Apartment buildings, markets, vehicles, and cafés have continued to come under attack. In some cases, families received displacement orders only minutes before their homes were bombed, while many others received no warning at all.
Over 73,700 Palestinians have been killed in Israeli attacks since the war began on October 7, 2023.
United Nations human rights chief Volker Turk condemned Israel’s recent attacks in the Gaza Strip, saying that “the unrelenting pattern of killings” reflects Israel’s “sweeping impunity”.
“Palestinians are still being killed and injured in what is left of their homes, shelters and tents of displaced families, on the streets, in vehicles, at a medical facility and a classroom,” Turk said.
The yellow line is a non-physical demarcation line separating the Israeli occupation forces deployment from certain areas of Gaza, while occupying more than half of the Strip.

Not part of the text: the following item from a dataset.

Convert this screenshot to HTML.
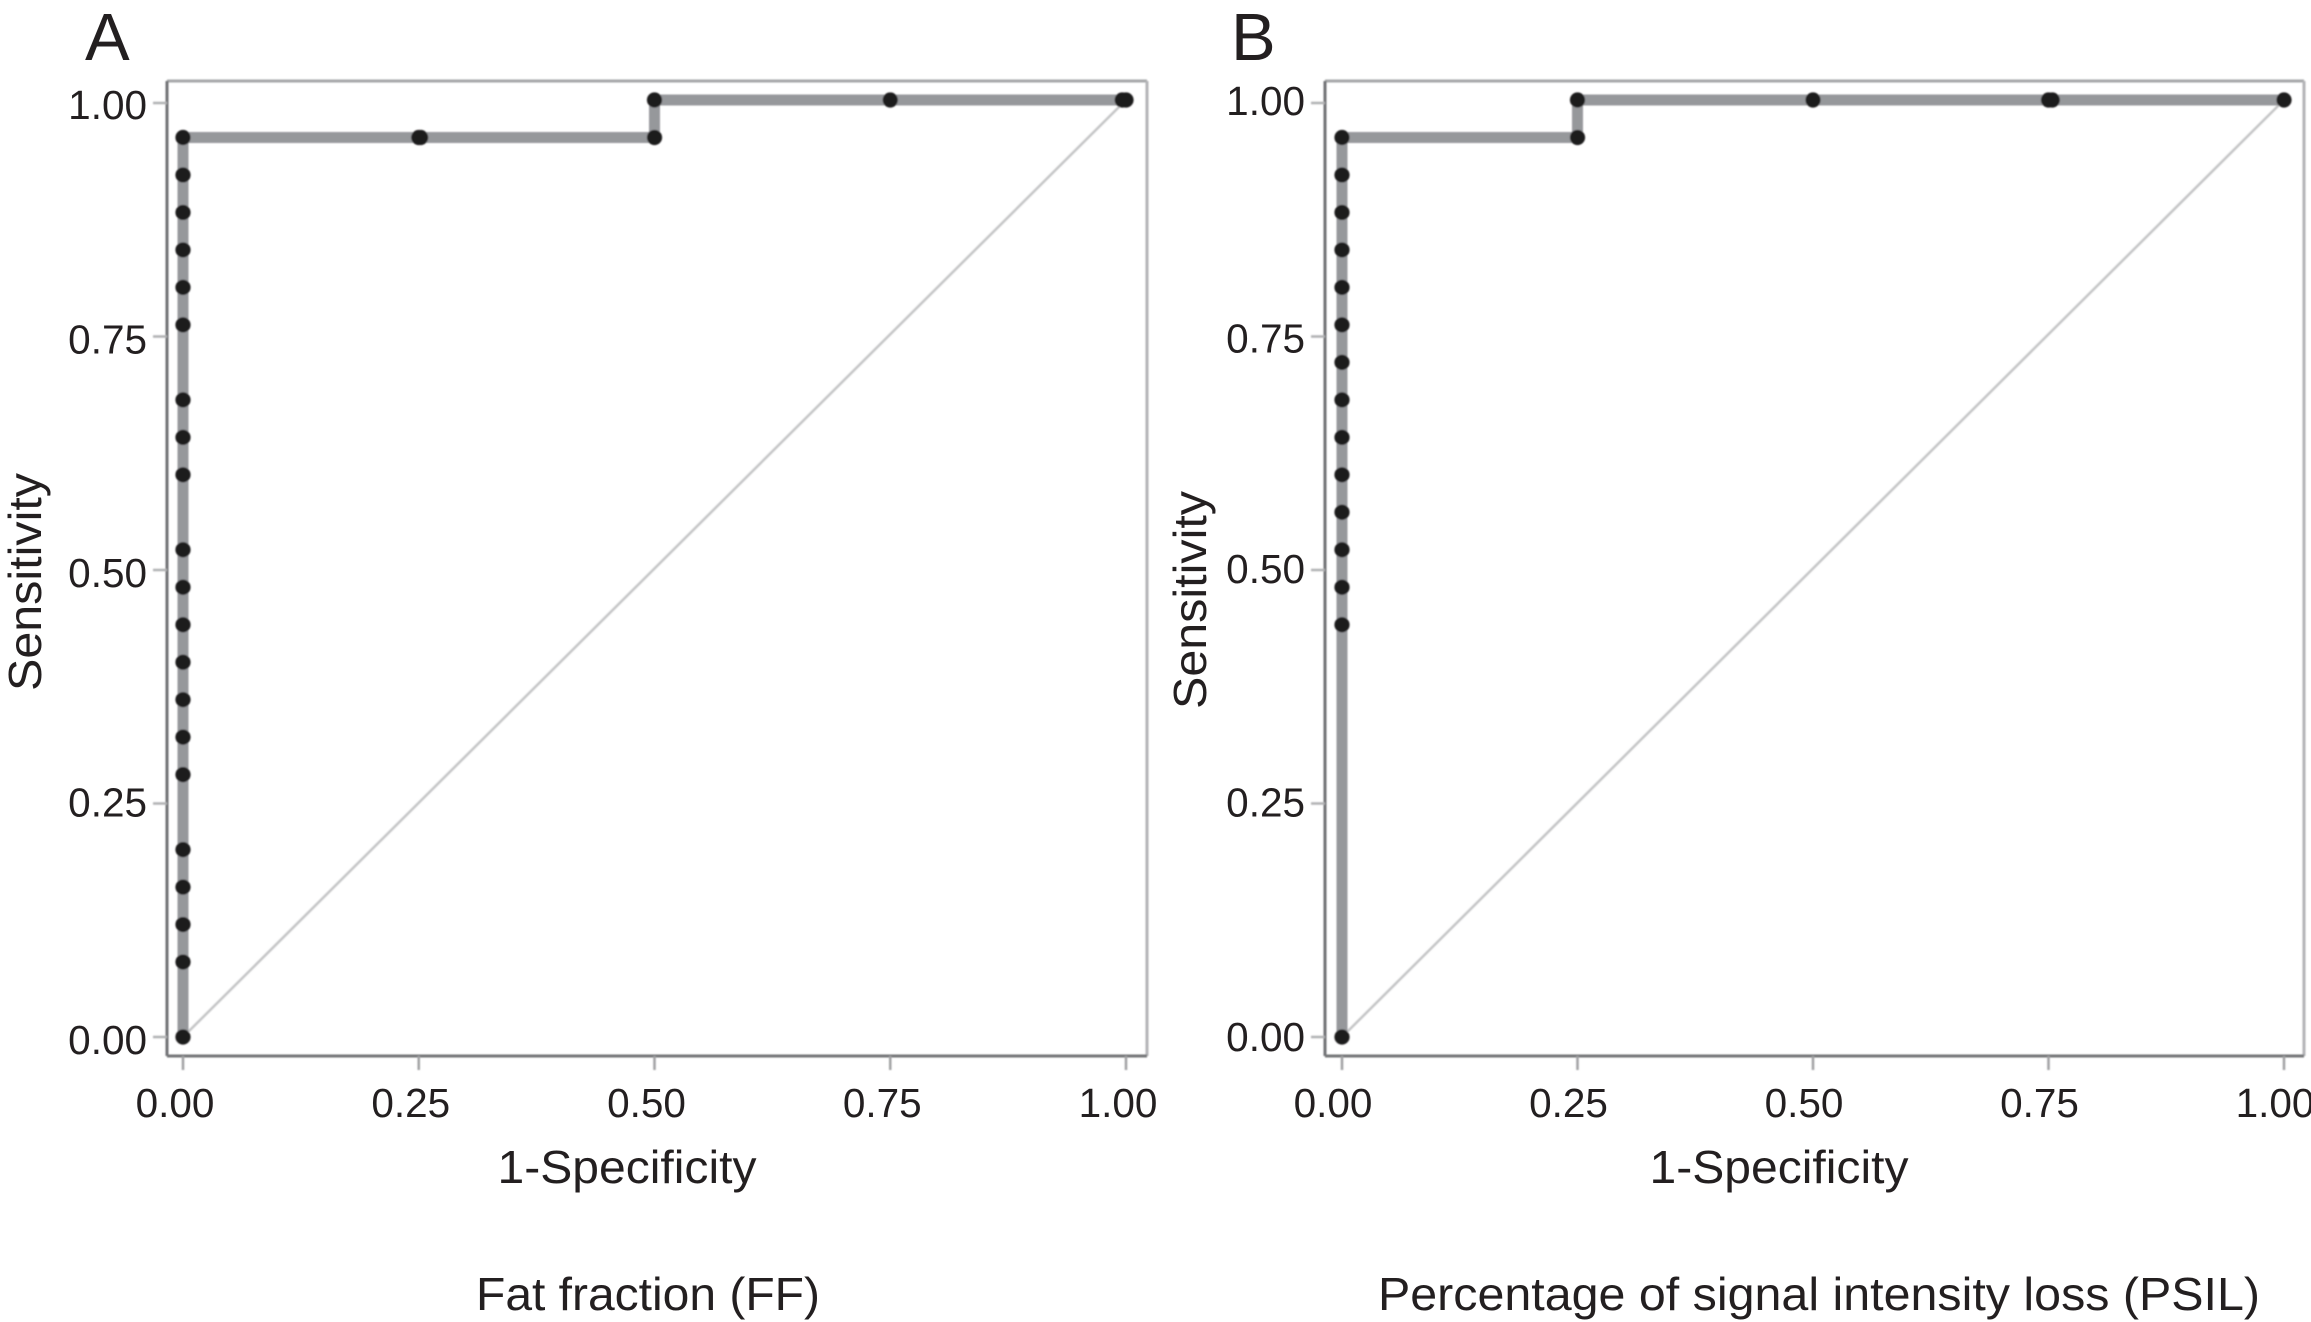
<!DOCTYPE html>
<html lang="en">
<head>
<meta charset="utf-8">
<title>ROC curves for fat fraction and signal intensity loss</title>
<style>
html,body{margin:0;padding:0;background:#fff;}
svg{display:block;}
text{font-family:"Liberation Sans",Arial,sans-serif;fill:#231f20;}
</style>
</head>
<body>
<svg id="figure" xmlns="http://www.w3.org/2000/svg" width="2311" height="1322" viewBox="0 0 2311 1322">
  <defs>
    <filter id="soft" x="-5%" y="-5%" width="110%" height="110%"><feGaussianBlur stdDeviation="0.9"/></filter>
  </defs>
  <rect x="0" y="0" width="2311" height="1322" fill="#ffffff"/>
  <text x="85" y="60" font-size="67">A</text>
  <text x="1231" y="60" font-size="67">B</text>
  <text x="627" y="1183" font-size="46" text-anchor="middle" textLength="259" lengthAdjust="spacingAndGlyphs">1-Specificity</text>
  <text x="1779" y="1183" font-size="46" text-anchor="middle" textLength="259" lengthAdjust="spacingAndGlyphs">1-Specificity</text>
  <text transform="translate(41,582) rotate(-90)" font-size="46" text-anchor="middle" textLength="218" lengthAdjust="spacingAndGlyphs">Sensitivity</text>
  <text transform="translate(1206,600) rotate(-90)" font-size="46" text-anchor="middle" textLength="218" lengthAdjust="spacingAndGlyphs">Sensitivity</text>
  <text x="648" y="1310" font-size="46" text-anchor="middle" textLength="344" lengthAdjust="spacingAndGlyphs">Fat fraction (FF)</text>
  <text x="1819" y="1310" font-size="46" text-anchor="middle" textLength="882" lengthAdjust="spacingAndGlyphs">Percentage of signal intensity loss (PSIL)</text>
</svg>
<script>
var tickValues = [0, 0.25, 0.5, 0.75, 1];
var tickLabels = ["0.00", "0.25", "0.50", "0.75", "1.00"];

var fprA = [0, 0, 0, 0, 0, 0, 0, 0, 0, 0, 0, 0, 0, 0, 0, 0, 0, 0, 0, 0, 0, 0.25, 0.252, 0.5, 0.5, 0.75, 0.996, 1];
var tprA = [0, 0.08, 0.12, 0.16, 0.20, 0.28, 0.32, 0.36, 0.40, 0.44, 0.48, 0.52, 0.60, 0.64, 0.68, 0.76, 0.80, 0.84, 0.88, 0.92, 0.96, 0.96, 0.96, 0.96, 1, 1, 1, 1];

var fprB = [0, 0, 0, 0, 0, 0, 0, 0, 0, 0, 0, 0, 0, 0, 0, 0.25, 0.25, 0.5, 0.75, 0.754, 1];
var tprB = [0, 0.44, 0.48, 0.52, 0.56, 0.60, 0.64, 0.68, 0.72, 0.76, 0.80, 0.84, 0.88, 0.92, 0.96, 0.96, 1, 1, 1, 1, 1];

var SVGNS = "http://www.w3.org/2000/svg";
var figure = document.getElementById("figure");

function make(tag, attrs, parent) {
  var node = document.createElementNS(SVGNS, tag);
  for (var key in attrs) { node.setAttribute(key, attrs[key]); }
  parent.appendChild(node);
  return node;
}

function drawPanel(cfg, fpr, tpr) {
  function xScale(v) { return cfg.x0 + (cfg.x1 - cfg.x0) * v; }
  function yScale(v) { return cfg.y0 + (cfg.y1 - cfg.y0) * v; }
  function yTick(v) { return cfg.y0 + (cfg.yTickTop - cfg.y0) * v; }

  var group = make("g", {}, figure);
  
  

  var marks = make("g", { filter: "url(#soft)" }, group);
  
  

  var frameSides = [
    [cfg.left, cfg.top, cfg.right, cfg.top, "#a6a7a9"],
    [cfg.right, cfg.top, cfg.right, cfg.bottom, "#b2b3b6"],
    [cfg.left, cfg.top, cfg.left, cfg.bottom, "#707174"],
    [cfg.left, cfg.bottom, cfg.right, cfg.bottom, "#737477"]
  ];
  frameSides.forEach(function (s) {
    var side = make("line", { x1: s[0], y1: s[1], x2: s[2], y2: s[3], stroke: s[4], "stroke-width": 3 }, marks);
    
    
  });

  tickValues.forEach(function (v, i) {
    var xt = make("line", { x1: xScale(v), x2: xScale(v), y1: cfg.bottom, y2: cfg.bottom + 14, stroke: "#a0a1a3", "stroke-width": 2.5 }, marks);
    
    

    var yt = make("line", { x1: cfg.left - 14, x2: cfg.left, y1: yTick(v), y2: yTick(v), stroke: "#b0b1b3", "stroke-width": 2.5 }, marks);
    
    

    var xl = make("text", { x: xScale(v) + cfg.xLabelShift, y: 1117, "font-size": 40.5, "text-anchor": "middle" }, group);
    
    
    xl.textContent = tickLabels[i];

    var yl = make("text", { x: cfg.left - 20, y: yTick(v) + cfg.yLabelShift + cfg.yLabelNudge[i], "font-size": 40.5, "text-anchor": "end" }, group);
    
    
    yl.textContent = tickLabels[i];
  });

  var diagonal = make("line", { x1: xScale(0), y1: yScale(0), x2: xScale(1), y2: yScale(1), stroke: "#c4c5c6", "stroke-width": 2.5 }, marks);
  
  

  var pts = fpr.map(function (v, i) { return xScale(v).toFixed(1) + "," + yScale(tpr[i]).toFixed(1); }).join(" ");
  var curve = make("polyline", { points: pts, fill: "none", stroke: "#96989b", "stroke-width": 11, "stroke-linejoin": "miter" }, marks);
  
  

  fpr.forEach(function (v, i) {
    var dot = make("circle", { cx: xScale(v), cy: yScale(tpr[i]), r: 7.6, fill: "#1e1a1d" }, marks);
    
    
  });
}

drawPanel({ left: 167, right: 1147, top: 81, bottom: 1056, x0: 183, x1: 1126, y0: 1037, y1: 100, yTickTop: 103, xLabelShift: -8, yLabelShift: 17, yLabelNudge: [0, -4, 0, 0, -1] }, fprA, tprA);
drawPanel({ left: 1325, right: 2304, top: 81, bottom: 1056, x0: 1342, x1: 2284, y0: 1037, y1: 100, yTickTop: 103, xLabelShift: -9, yLabelShift: 13, yLabelNudge: [1, 0, 0, 3, -1] }, fprB, tprB);
</script>
</body>
</html>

The line divides Gaza into two zones: an eastern area under Israeli military control and a western area where Palestinians live, were forcibly displaced to, and are under constant Israeli threat of attacks.
During a visit to the Gaza Strip in December, the Israeli military’s chief of staff, Eyal Zamir, said unequivocally that the “Yellow Line” is “a new border line”.
Haaretz previously reported that the Israeli military is turning the “yellow line” into a physical border, despite it being initially intended as a temporary demarcation. The report added that there is currently no detailed mechanism regulating a withdrawal from it.
The Defense Minister, Israel Katz, said that Israel’s ultimate aim was to expel large numbers of Palestinians from Gaza in what he claimed to be “voluntary migration” but human rights activists describe as a long-term plan for ethnic cleansing by making living conditions inside Gaza intolerable.
Muhammad Shehada, a visiting fellow at the European Council on Foreign Relations, said: “Netanyahu is now declaring the whole Trump deal, the framework for Gaza, to be null and void. That’s what it means in a nutshell. There’s no other way to spell it out.”
Israeli forces have systematically destroyed the remaining buildings in their zone, so its expansion to 70% of Gaza would mean that the 2.2 million Palestinians who have survived the war would be crammed into less than a third of their original territory, which was already overcrowded, just 109 square kilometres of land.
“The conditions there are already appalling. It is the single most overcrowded place on the face of the planet,” Shehada said.
“Every square metre has another displaced family, another makeshift tent, or some sort of improvised shelter on it. So it would be a death sentence for a lot of people who physically have no place to go.”
“We mourn as Gaza reaches yet another tragic milestone … Thousands more people who were told the worst was over are still burying their loved ones,” said Fikr Shalltoot, Gaza director at Medical Aid for Palestinians.